━━━━━ Supplied information ━━━━━
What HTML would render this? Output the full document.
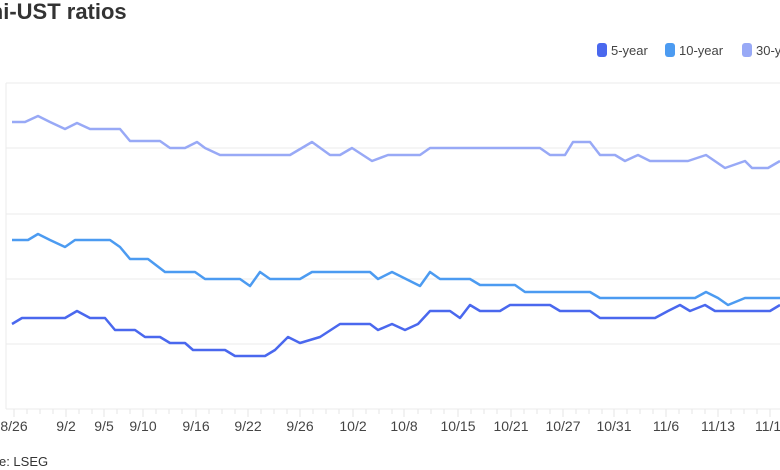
<!DOCTYPE html>
<html><head><meta charset="utf-8"><style>
body{margin:0;width:780px;height:470px;overflow:hidden;background:#fff;font-family:"Liberation Sans",sans-serif;position:relative}
.t{position:absolute;white-space:nowrap}
</style></head><body>
<div class="t" style="left:-42px;top:-1px;font-size:22px;font-weight:bold;color:#333">Muni-UST ratios</div>
<div class="t" style="left:-35px;top:454px;font-size:13px;color:#333">Source: LSEG</div>
<svg width="780" height="470" style="position:absolute;left:0;top:0">
<g font-size="13" fill="#444" font-family="Liberation Sans, sans-serif">
<rect x="597" y="43" width="10" height="14" rx="3" fill="#4a68ee"/><text x="611" y="55">5-year</text>
<rect x="665" y="43" width="10" height="14" rx="3" fill="#4c9bf1"/><text x="679" y="55">10-year</text>
<rect x="742" y="43" width="10" height="14" rx="3" fill="#98a9f6"/><text x="756" y="55">30-year</text>
</g>
<g stroke="#ebebeb" stroke-width="1">
<line x1="6" y1="83" x2="780" y2="83"/><line x1="6" y1="148" x2="780" y2="148"/><line x1="6" y1="214" x2="780" y2="214"/><line x1="6" y1="279" x2="780" y2="279"/><line x1="6" y1="344" x2="780" y2="344"/><line x1="6" y1="409" x2="780" y2="409"/><line x1="6" y1="83" x2="6" y2="409"/>
</g>
<g stroke="#e6e6e6">
<path d="M14 409v8M27 409v5M40 409v5M53 409v5M66 409v8M79 409v5M92 409v5M104 409v8M117 409v5M130 409v5M143 409v8M156 409v5M169 409v5M182 409v5M196 409v8M209 409v5M222 409v5M235 409v5M248 409v8M261 409v5M274 409v5M287 409v5M300 409v8M313 409v5M326 409v5M339 409v5M353 409v8M366 409v5M379 409v5M392 409v5M404 409v8M418 409v5M431 409v5M444 409v5M458 409v8M471 409v5M484 409v5M497 409v5M511 409v8M524 409v5M537 409v5M550 409v5M563 409v8M576 409v5M589 409v5M602 409v5M614 409v8M627 409v5M640 409v5M653 409v5M666 409v8M679 409v5M692 409v5M705 409v5M718 409v8M731 409v5M744 409v5M757 409v5M770 409v8"/>
</g>
<g font-size="14" fill="#444" text-anchor="middle" font-family="Liberation Sans, sans-serif">
<text x="14" y="431">8/26</text><text x="66" y="431">9/2</text><text x="104" y="431">9/5</text><text x="143" y="431">9/10</text><text x="196" y="431">9/16</text><text x="248" y="431">9/22</text><text x="300" y="431">9/26</text><text x="353" y="431">10/2</text><text x="404" y="431">10/8</text><text x="458" y="431">10/15</text><text x="511" y="431">10/21</text><text x="563" y="431">10/27</text><text x="614" y="431">10/31</text><text x="666" y="431">11/6</text><text x="718" y="431">11/13</text><text x="772" y="431">11/19</text>
</g>
<g fill="none" stroke-width="2.5" stroke-linejoin="round">
<polyline stroke="#98a9f6" points="12,122 25,122 38,116 50,122 65,129 77,123 90,129 120,129 130,141 160,141 170,148 185,148 197,142 205,148 220,155 290,155 312,142 330,155 340,155 352,148 372,161 388,155 420,155 430,148 540,148 550,155 565,155 573,142 590,142 600,155 615,155 625,161 638,155 650,161 688,161 706,155 725,168 745,161 752,168 768,168 780,161"/>
<polyline stroke="#4c9bf1" points="12,240 28,240 38,234 50,240 65,247 75,240 110,240 120,247 130,259 148,259 165,272 195,272 205,279 240,279 250,286 260,272 270,279 300,279 312,272 370,272 378,279 392,272 420,286 430,272 440,279 470,279 480,285 515,285 525,292 590,292 600,298 695,298 706,292 718,298 728,305 745,298 780,298"/>
<polyline stroke="#4a68ee" points="12,324 22,318 65,318 77,311 90,318 105,318 115,330 135,330 145,337 160,337 170,343 185,343 193,350 225,350 235,356 265,356 275,350 288,337 300,343 320,337 340,324 370,324 378,330 392,324 405,330 418,324 430,311 450,311 460,318 470,305 480,311 500,311 510,305 550,305 560,311 590,311 600,318 655,318 668,311 680,305 690,311 705,305 715,311 770,311 780,305"/>
</g>
</svg>
</body></html>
━━━━━
● Short task:
Copy out all the data without changing anything, and drop the pictures.

● Task result:
What HTML would render this? Output the full document.
<!DOCTYPE html>
<html><head><meta charset="utf-8"><style>
body{margin:0;width:780px;height:470px;overflow:hidden;background:#fff;font-family:"Liberation Sans",sans-serif;position:relative}
.t{position:absolute;white-space:nowrap}
</style></head><body>
<div class="t" style="left:-42px;top:-1px;font-size:22px;font-weight:bold;color:#333">Muni-UST ratios</div>
<div class="t" style="left:-35px;top:454px;font-size:13px;color:#333">Source: LSEG</div>
<svg width="780" height="470" style="position:absolute;left:0;top:0">
<g font-size="13" fill="#444" font-family="Liberation Sans, sans-serif">
<rect x="597" y="43" width="10" height="14" rx="3" fill="#4a68ee"/><text x="611" y="55">5-year</text>
<rect x="665" y="43" width="10" height="14" rx="3" fill="#4c9bf1"/><text x="679" y="55">10-year</text>
<rect x="742" y="43" width="10" height="14" rx="3" fill="#98a9f6"/><text x="756" y="55">30-year</text>
</g>
<g stroke="#ebebeb" stroke-width="1">
<line x1="6" y1="83" x2="780" y2="83"/><line x1="6" y1="148" x2="780" y2="148"/><line x1="6" y1="214" x2="780" y2="214"/><line x1="6" y1="279" x2="780" y2="279"/><line x1="6" y1="344" x2="780" y2="344"/><line x1="6" y1="409" x2="780" y2="409"/><line x1="6" y1="83" x2="6" y2="409"/>
</g>
<g stroke="#e6e6e6">
<path d="M14 409v8M27 409v5M40 409v5M53 409v5M66 409v8M79 409v5M92 409v5M104 409v8M117 409v5M130 409v5M143 409v8M156 409v5M169 409v5M182 409v5M196 409v8M209 409v5M222 409v5M235 409v5M248 409v8M261 409v5M274 409v5M287 409v5M300 409v8M313 409v5M326 409v5M339 409v5M353 409v8M366 409v5M379 409v5M392 409v5M404 409v8M418 409v5M431 409v5M444 409v5M458 409v8M471 409v5M484 409v5M497 409v5M511 409v8M524 409v5M537 409v5M550 409v5M563 409v8M576 409v5M589 409v5M602 409v5M614 409v8M627 409v5M640 409v5M653 409v5M666 409v8M679 409v5M692 409v5M705 409v5M718 409v8M731 409v5M744 409v5M757 409v5M770 409v8"/>
</g>
<g font-size="14" fill="#444" text-anchor="middle" font-family="Liberation Sans, sans-serif">
<text x="14" y="431">8/26</text><text x="66" y="431">9/2</text><text x="104" y="431">9/5</text><text x="143" y="431">9/10</text><text x="196" y="431">9/16</text><text x="248" y="431">9/22</text><text x="300" y="431">9/26</text><text x="353" y="431">10/2</text><text x="404" y="431">10/8</text><text x="458" y="431">10/15</text><text x="511" y="431">10/21</text><text x="563" y="431">10/27</text><text x="614" y="431">10/31</text><text x="666" y="431">11/6</text><text x="718" y="431">11/13</text><text x="772" y="431">11/19</text>
</g>
<g fill="none" stroke-width="2.5" stroke-linejoin="round">
<polyline stroke="#98a9f6" points="12,122 25,122 38,116 50,122 65,129 77,123 90,129 120,129 130,141 160,141 170,148 185,148 197,142 205,148 220,155 290,155 312,142 330,155 340,155 352,148 372,161 388,155 420,155 430,148 540,148 550,155 565,155 573,142 590,142 600,155 615,155 625,161 638,155 650,161 688,161 706,155 725,168 745,161 752,168 768,168 780,161"/>
<polyline stroke="#4c9bf1" points="12,240 28,240 38,234 50,240 65,247 75,240 110,240 120,247 130,259 148,259 165,272 195,272 205,279 240,279 250,286 260,272 270,279 300,279 312,272 370,272 378,279 392,272 420,286 430,272 440,279 470,279 480,285 515,285 525,292 590,292 600,298 695,298 706,292 718,298 728,305 745,298 780,298"/>
<polyline stroke="#4a68ee" points="12,324 22,318 65,318 77,311 90,318 105,318 115,330 135,330 145,337 160,337 170,343 185,343 193,350 225,350 235,356 265,356 275,350 288,337 300,343 320,337 340,324 370,324 378,330 392,324 405,330 418,324 430,311 450,311 460,318 470,305 480,311 500,311 510,305 550,305 560,311 590,311 600,318 655,318 668,311 680,305 690,311 705,305 715,311 770,311 780,305"/>
</g>
</svg>
</body></html>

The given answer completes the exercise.